「倒壊防止機能の電源オフ」が原因との見立てが出た淡路島の風車倒壊事故、『全電源喪失による再発』を防ぐ対策は不可避だ

 2018年8月に近畿・四国地方を縦断して大きな被害をもたらした台風20号の影響で、兵庫県・淡路島の発電用風車が倒壊するという事故がありました。

画像:台風20号の影響で倒れた風力発電用の風車(日本テレビより)

 NHK によりますと、倒壊の原因は「倒壊防止機能の電源が切られていたことが要因」とのことです。電源が切られていたことは “人的ミス” ですが、台風時の停電という “不可抗力” でも同じ事故が起きることになります。

 そのため、原発と同様に「電源喪失」を念頭に置いた『再発防止策』が運用されることは不可避だと言えるでしょう。

 

 去年8月の台風20号では兵庫県淡路市の「北淡震災記念公園」にあった高さおよそ40mの発電用の風車が基礎部分から折れて倒れました。

 風車を管理する淡路市が専門家などに依頼し、原因について調査を進めた結果、台風による強風で風車の回転数が限度を超えたために、その力に耐えきれずに倒壊したとみられることがわかりました。

 風車の羽根は強風の場合、倒壊を防ぐために角度を調整するなどして回転数を抑えますが、今回の事故ではその機能が作動しなかったということです。

 この風車はおととしの落雷で故障し発電できなくなっていて、事故の半年以上前に担当者が認識不足から電源を切ったために、倒壊を防ぐ機能が働かなくなっていたということです。

 

事故原因は「人的ミス」だが、「『不可抗力』でも同様の事故は起きる」との認識は必要

 淡路島で発生した発電用風車倒壊事故は「人的ミス」が原因です。ただ、見落としてはならないのは「人的ミスがなかったとしても、同じ事故は起きる可能性がある」という点です。

  • 倒壊防止機能が作動していれば、事故は発生しなかった可能性がある
  • 該当の風車は発電能力を喪失済
  • 淡路島の事故では機能は作動していなかった
    • 理由は「電源が切られていた」ため
    • 停電時は「電源オフ」と同じ状況になるのでは?

 強風時には「風車の回転数を抑えるため」に羽の角度を調整し、『回転数の限界値』に達しないようにします。これをしないと、風力に耐え切れずに風車が倒壊してしまうからです。

 本来は電力を用いて『羽の角度』を調整するのですが、風車への “電力供給” が行われずに限界値を越え、倒壊してしまったのです。そのため、全電源喪失に陥る時間をゼロにすることが風力発電事業者に要求されることだと言えるでしょう。

 

風力発電事業者にも原発と同様に『全電源喪失』に備えた対処策を義務づけるべきだ

 この発電用風車倒壊事故に対する再発防止策は極めてシンプルです。なぜなら、原因が「発電用風車への電源供給の喪失」と明確であることから、対策が自然と定まるからです。

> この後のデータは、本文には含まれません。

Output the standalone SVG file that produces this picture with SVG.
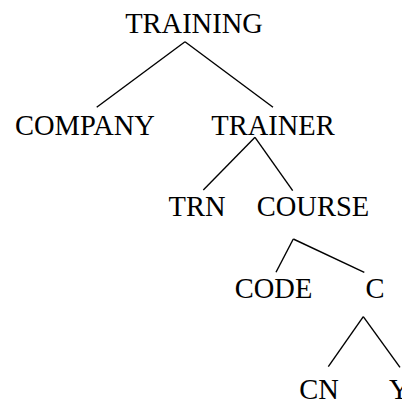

 再発防止策は原発の同様に「全電源喪失時に備えて複数のバックアップ電源を用意すること」になります。

  1. 当該風車で発電する
    → 発電装置が故障するとアウト
  2. 送電線を使い、外部から電力供給を受ける
    → 台風時は送電線が切れて停電する確率が高い
  3. 非常用のディーゼル電源を敷地内に設置

 上述した再発防止策は “現実的な要求” であり、風力発電事業者に「できない」と文句を言う筋合いはありません。「(金銭的な儲けが少なくなるから)できない」という事業者は現れるでしょうが、それは倒壊のリスクを周辺住民に押し付けているだけです。

 そのような輩が主張する「エコ」は単なる「エゴ」に過ぎないと言わざるを得ないでしょう。

 

事業者が『再発防止策』に乗り気でないなら、「倒壊防止機能が働かない場合の耐えられる風速」を明記することを条件とすべきだ

 淡路島で倒壊した発電用風車は「風速60メートルまで耐えられる設計」と説明されていたのですが、実際にはそれを下回る風速で倒れることになりました。つまり、以下のことが言えるでしょう。

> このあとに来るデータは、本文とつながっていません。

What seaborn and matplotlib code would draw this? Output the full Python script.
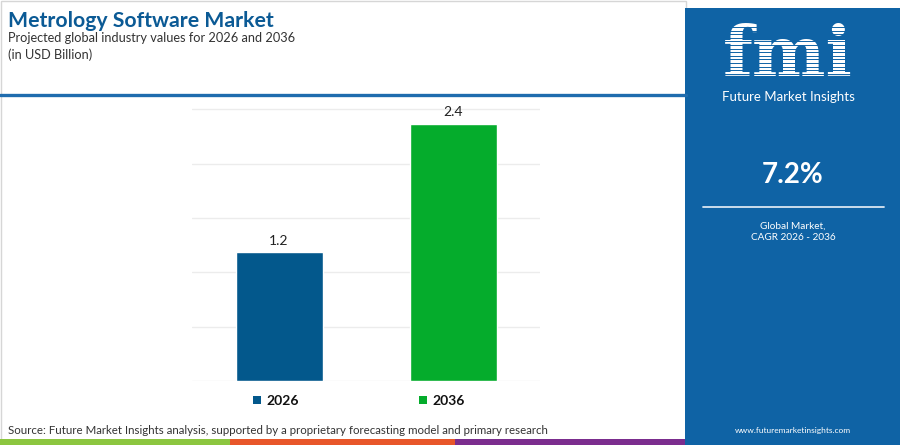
import matplotlib
matplotlib.use("Agg")
import matplotlib.pyplot as plt
from matplotlib.patches import Rectangle, Patch
from matplotlib.lines import Line2D
import seaborn as sns
import pandas as pd
import numpy as np

# ---- data ----
years = ["2026", "2036"]
values = [1.2, 2.4]
bar_colors = ["#03588c", "#05ac2c"]
cagr_text = "7.2%"
title = "Metrology Software Market"
subtitle = "Projected global industry values for 2026 and 2036"
unit_text = "(in USD Billion)"
source_text = "Source: Future Market Insights analysis, supported by a proprietary forecasting model and primary research"

sns.set_theme(style="white")
plt.rcParams["font.family"] = ["Lato", "DejaVu Sans"]

W, H = 900, 445
fig = plt.figure(figsize=(9, 4.45), dpi=100)
fig.patch.set_facecolor("white")

def fx(x):
    return x / W

def fy(y):
    return 1 - y / H

# ---- bar chart ----
ax = fig.add_axes([fx(192), fy(381), fx(540) - fx(192), fy(107.6) - fy(381)])
df = pd.DataFrame({"year": years, "value": values})
sns.barplot(data=df, x="year", y="value", hue="year", palette=bar_colors,
            width=0.5, legend=False, ax=ax, saturation=1)
ax.set_xlim(-0.5, 1.5)
ax.set_ylim(0, 2.55)
ax.set_yticks(np.linspace(0, 2.534, 6))
ax.yaxis.grid(True, color="#ececec", linewidth=1)
ax.set_axisbelow(True)
ax.tick_params(left=False, bottom=False, labelleft=False, labelbottom=False)
ax.set_xlabel("")
ax.set_ylabel("")
for s in ax.spines.values():
    s.set_visible(False)
for cont in ax.containers:
    ax.bar_label(cont, labels=[f"{v:.1f}" for v in cont.datavalues],
                 padding=4, fontsize=10, color="#222222")

# ---- legend ----
handles = [Patch(facecolor=c, edgecolor="none", label=y) for y, c in zip(years, bar_colors)]
leg = fig.legend(handles=handles, loc="center", bbox_to_anchor=(fx(359), fy(401)),
                 ncol=2, frameon=False, handlelength=0.55, handleheight=0.55,
                 handletextpad=0.4, columnspacing=8.7,
                 prop={"weight": "bold", "size": 10})
for t in leg.get_texts():
    t.set_color("#111111")

# ---- header ----
fig.text(fx(8), fy(21), title, fontsize=15.3, weight="bold", color="#0b5a95",
         ha="left", va="center")
fig.text(fx(8), fy(38.5), subtitle, fontsize=9.2, color="#333333", ha="left", va="center")
fig.text(fx(8), fy(55), unit_text, fontsize=9.2, color="#333333", ha="left", va="center")

# frame of left area and header rule
fig.add_artist(Rectangle((fx(0.5), fy(444.5)), fx(685), fy(0.5) - fy(444.5),
                         transform=fig.transFigure, facecolor="none",
                         edgecolor="#d6d6d6", linewidth=1))
fig.add_artist(Line2D([0, fx(686)], [fy(95), fy(95)], transform=fig.transFigure,
                      color="#1f6cae", linewidth=2.4))

# source
fig.text(fx(8), fy(430), source_text, fontsize=8.25, color="#333333",
         ha="left", va="center")

# bottom colour strip
strip = [(0, 230, "#8cc63f"), (230, 455, "#e8562a"), (455, 686, "#7b2d8e")]
for x0, x1, c in strip:
    fig.add_artist(Rectangle((fx(x0), 0), fx(x1) - fx(x0), fy(439), transform=fig.transFigure,
                             facecolor=c, edgecolor="none"))

# ---- right panel ----
panel = "#0f63a5"
fig.add_artist(Rectangle((fx(685), 0), fx(900) - fx(685), fy(8), transform=fig.transFigure,
                         facecolor=panel, edgecolor="none"))
fig.text(fx(788), fy(56), "fmi", fontsize=50, weight="bold", family="DejaVu Serif",
         color="white", ha="center", va="center", zorder=3)
for yy in np.arange(27, 80, 3.6):
    fig.add_artist(Line2D([fx(715), fx(862)], [fy(yy), fy(yy)], transform=fig.transFigure,
                          color=panel, linewidth=0.7, zorder=6))
fig.text(fx(788), fy(97), "Future Market Insights", fontsize=9.5, color="white",
         ha="center", va="center")
fig.text(fx(793), fy(175), cagr_text, fontsize=20, weight="bold", color="white",
         ha="center", va="center")
fig.add_artist(Line2D([fx(703), fx(884)], [fy(207), fy(207)], transform=fig.transFigure,
                      color="#d9e6f2", linewidth=1.3))
fig.text(fx(793), fy(226), "Global Market,", fontsize=7.2, color="white",
         ha="center", va="center")
fig.text(fx(793), fy(238), "CAGR 2026 - 2036", fontsize=7.2, color="white",
         ha="center", va="center")
fig.text(fx(793), fy(430), "www.futuremarketinsights.com", fontsize=6, color="white",
         ha="center", va="center")

fig.savefig("out.png", dpi=100, facecolor="white")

  • 倒壊防止機能(要・電源)が働けば、風速60メートルまで耐えられる
  • 倒壊防止機能なしだと、“台風並の風速” で倒壊する恐れあり

 表記されている数値を満たすための “必須条件” があるにも関わらず、そのことを無視することは『不当な表示』に該当するものと言えるでしょう。表示内容を満たす企業努力はされているべきものですが、それが不鮮明な状況なのです。

 「十分な安全体制が採られた上で運用されていること」を証明するのは事業者側の責務であり、要求事項は無理筋なものではないはずです。原発に要求されている『非常用電源の確保』は風力を含む他の発電手法にも求められるべきでしょう。

 淡路島での発電用の風車倒壊事故はこのことを示していると言えるのではないでしょうか。